TASK TO COMPLETE: Report the number of lines that include "chart", with no additional text.

SUPPLIED MATERIAL:
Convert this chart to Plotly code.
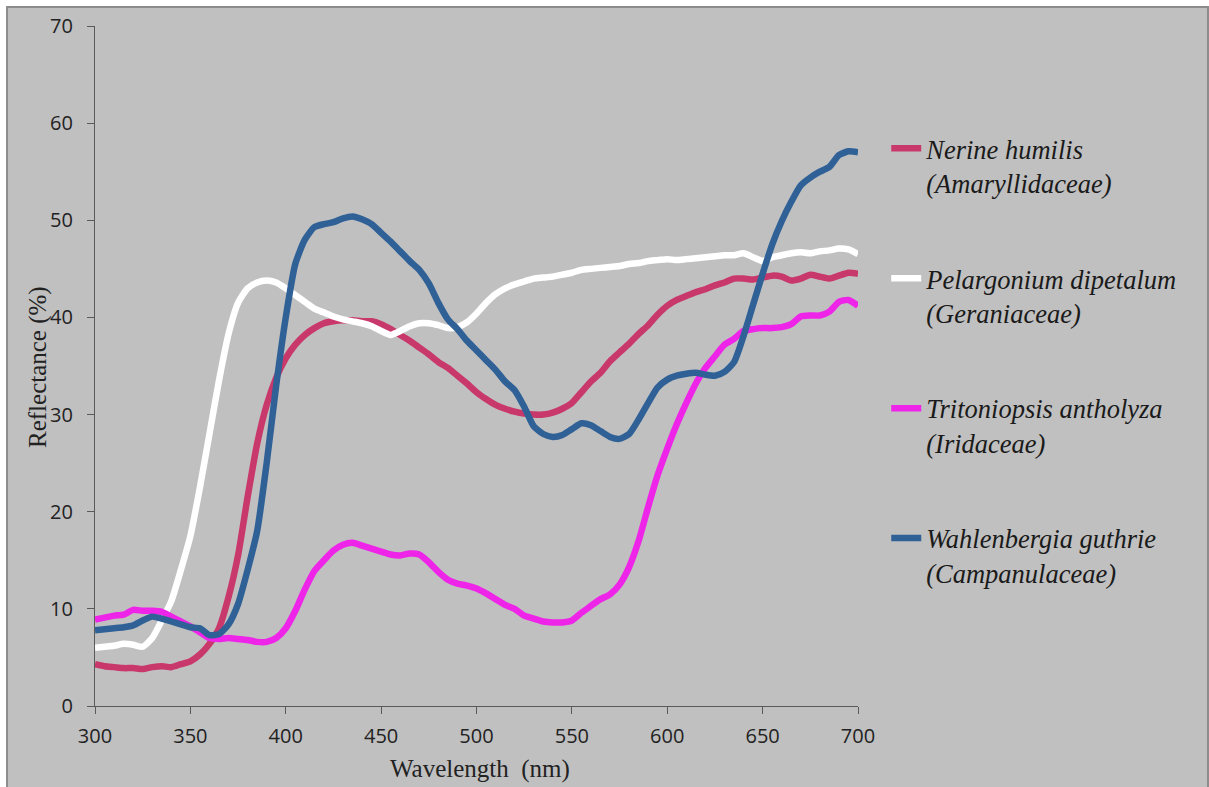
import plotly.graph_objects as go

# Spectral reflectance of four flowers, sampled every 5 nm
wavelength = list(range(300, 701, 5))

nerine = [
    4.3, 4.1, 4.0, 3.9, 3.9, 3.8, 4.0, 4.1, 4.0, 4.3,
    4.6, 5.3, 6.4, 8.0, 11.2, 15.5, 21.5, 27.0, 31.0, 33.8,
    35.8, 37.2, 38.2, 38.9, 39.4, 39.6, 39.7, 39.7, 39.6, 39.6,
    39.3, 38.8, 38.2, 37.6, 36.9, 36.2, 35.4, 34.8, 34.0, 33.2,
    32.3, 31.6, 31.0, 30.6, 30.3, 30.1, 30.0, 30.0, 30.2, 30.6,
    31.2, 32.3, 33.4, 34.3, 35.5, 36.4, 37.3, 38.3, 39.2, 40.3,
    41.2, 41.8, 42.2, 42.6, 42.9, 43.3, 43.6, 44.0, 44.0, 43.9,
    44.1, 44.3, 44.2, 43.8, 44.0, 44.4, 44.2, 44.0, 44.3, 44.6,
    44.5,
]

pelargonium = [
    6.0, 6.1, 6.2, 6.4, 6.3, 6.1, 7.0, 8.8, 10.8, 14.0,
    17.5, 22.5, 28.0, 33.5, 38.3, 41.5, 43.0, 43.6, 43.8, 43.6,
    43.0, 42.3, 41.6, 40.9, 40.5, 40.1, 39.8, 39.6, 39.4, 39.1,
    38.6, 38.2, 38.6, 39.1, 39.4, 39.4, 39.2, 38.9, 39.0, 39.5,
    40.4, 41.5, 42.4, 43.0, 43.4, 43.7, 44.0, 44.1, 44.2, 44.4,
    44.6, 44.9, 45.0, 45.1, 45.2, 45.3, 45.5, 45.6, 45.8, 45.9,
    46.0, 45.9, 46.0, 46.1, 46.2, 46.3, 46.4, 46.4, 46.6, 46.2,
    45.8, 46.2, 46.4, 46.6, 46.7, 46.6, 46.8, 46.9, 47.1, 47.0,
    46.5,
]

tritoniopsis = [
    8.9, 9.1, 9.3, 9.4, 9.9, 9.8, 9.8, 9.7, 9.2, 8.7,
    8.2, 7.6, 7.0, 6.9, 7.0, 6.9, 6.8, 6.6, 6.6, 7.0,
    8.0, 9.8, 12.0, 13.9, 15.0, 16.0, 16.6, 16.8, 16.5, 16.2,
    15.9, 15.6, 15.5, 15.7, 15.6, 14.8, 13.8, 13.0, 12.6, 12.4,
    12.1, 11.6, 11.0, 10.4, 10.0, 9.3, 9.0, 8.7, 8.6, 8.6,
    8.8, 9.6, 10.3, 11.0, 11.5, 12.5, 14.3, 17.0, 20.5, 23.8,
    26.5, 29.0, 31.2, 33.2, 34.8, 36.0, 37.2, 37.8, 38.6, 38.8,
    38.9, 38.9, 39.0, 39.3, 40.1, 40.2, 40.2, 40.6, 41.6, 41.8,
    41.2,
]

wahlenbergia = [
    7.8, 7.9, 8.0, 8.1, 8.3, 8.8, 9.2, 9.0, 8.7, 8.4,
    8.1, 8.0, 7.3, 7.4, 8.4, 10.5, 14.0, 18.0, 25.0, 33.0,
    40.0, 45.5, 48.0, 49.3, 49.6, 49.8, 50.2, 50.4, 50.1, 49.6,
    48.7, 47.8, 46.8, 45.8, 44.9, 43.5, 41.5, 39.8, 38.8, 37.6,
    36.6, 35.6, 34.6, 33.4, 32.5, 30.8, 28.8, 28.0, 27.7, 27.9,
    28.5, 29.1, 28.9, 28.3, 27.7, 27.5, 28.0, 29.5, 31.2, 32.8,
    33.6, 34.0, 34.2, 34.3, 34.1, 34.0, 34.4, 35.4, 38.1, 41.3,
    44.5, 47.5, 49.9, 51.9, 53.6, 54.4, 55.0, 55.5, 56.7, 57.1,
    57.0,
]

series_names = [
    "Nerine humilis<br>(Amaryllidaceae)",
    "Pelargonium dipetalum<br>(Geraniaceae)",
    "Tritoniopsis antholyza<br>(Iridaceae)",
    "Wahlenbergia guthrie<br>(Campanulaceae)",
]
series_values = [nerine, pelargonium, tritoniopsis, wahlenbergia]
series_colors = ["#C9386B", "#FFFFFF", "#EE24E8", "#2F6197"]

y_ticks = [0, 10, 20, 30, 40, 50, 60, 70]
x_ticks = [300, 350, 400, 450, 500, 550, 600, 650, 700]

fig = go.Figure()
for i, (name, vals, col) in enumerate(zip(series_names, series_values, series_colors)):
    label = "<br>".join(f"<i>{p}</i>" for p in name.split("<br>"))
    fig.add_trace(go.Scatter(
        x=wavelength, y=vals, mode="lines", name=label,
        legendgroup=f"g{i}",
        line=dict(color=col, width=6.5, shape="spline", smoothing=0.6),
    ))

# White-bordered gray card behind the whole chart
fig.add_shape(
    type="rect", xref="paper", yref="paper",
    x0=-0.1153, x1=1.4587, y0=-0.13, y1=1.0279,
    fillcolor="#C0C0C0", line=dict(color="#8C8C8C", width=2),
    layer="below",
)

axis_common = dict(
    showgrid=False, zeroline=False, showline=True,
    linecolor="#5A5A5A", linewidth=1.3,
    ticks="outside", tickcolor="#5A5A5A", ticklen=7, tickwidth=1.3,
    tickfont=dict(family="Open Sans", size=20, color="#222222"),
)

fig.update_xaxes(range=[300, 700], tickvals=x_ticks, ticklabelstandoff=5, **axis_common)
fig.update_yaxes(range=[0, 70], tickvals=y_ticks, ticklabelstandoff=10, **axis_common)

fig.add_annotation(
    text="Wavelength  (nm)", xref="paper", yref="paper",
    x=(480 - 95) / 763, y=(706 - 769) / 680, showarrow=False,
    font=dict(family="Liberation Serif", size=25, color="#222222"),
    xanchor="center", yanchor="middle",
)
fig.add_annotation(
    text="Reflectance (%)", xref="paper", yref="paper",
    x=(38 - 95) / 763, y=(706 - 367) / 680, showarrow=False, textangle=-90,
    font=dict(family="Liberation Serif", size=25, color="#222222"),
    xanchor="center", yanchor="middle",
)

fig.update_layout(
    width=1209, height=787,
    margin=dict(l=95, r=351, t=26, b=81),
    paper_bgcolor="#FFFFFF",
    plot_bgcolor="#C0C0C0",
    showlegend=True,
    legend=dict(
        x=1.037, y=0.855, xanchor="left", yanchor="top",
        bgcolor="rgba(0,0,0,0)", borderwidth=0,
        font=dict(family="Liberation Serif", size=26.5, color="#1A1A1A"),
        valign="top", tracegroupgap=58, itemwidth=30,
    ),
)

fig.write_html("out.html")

REPLY: 2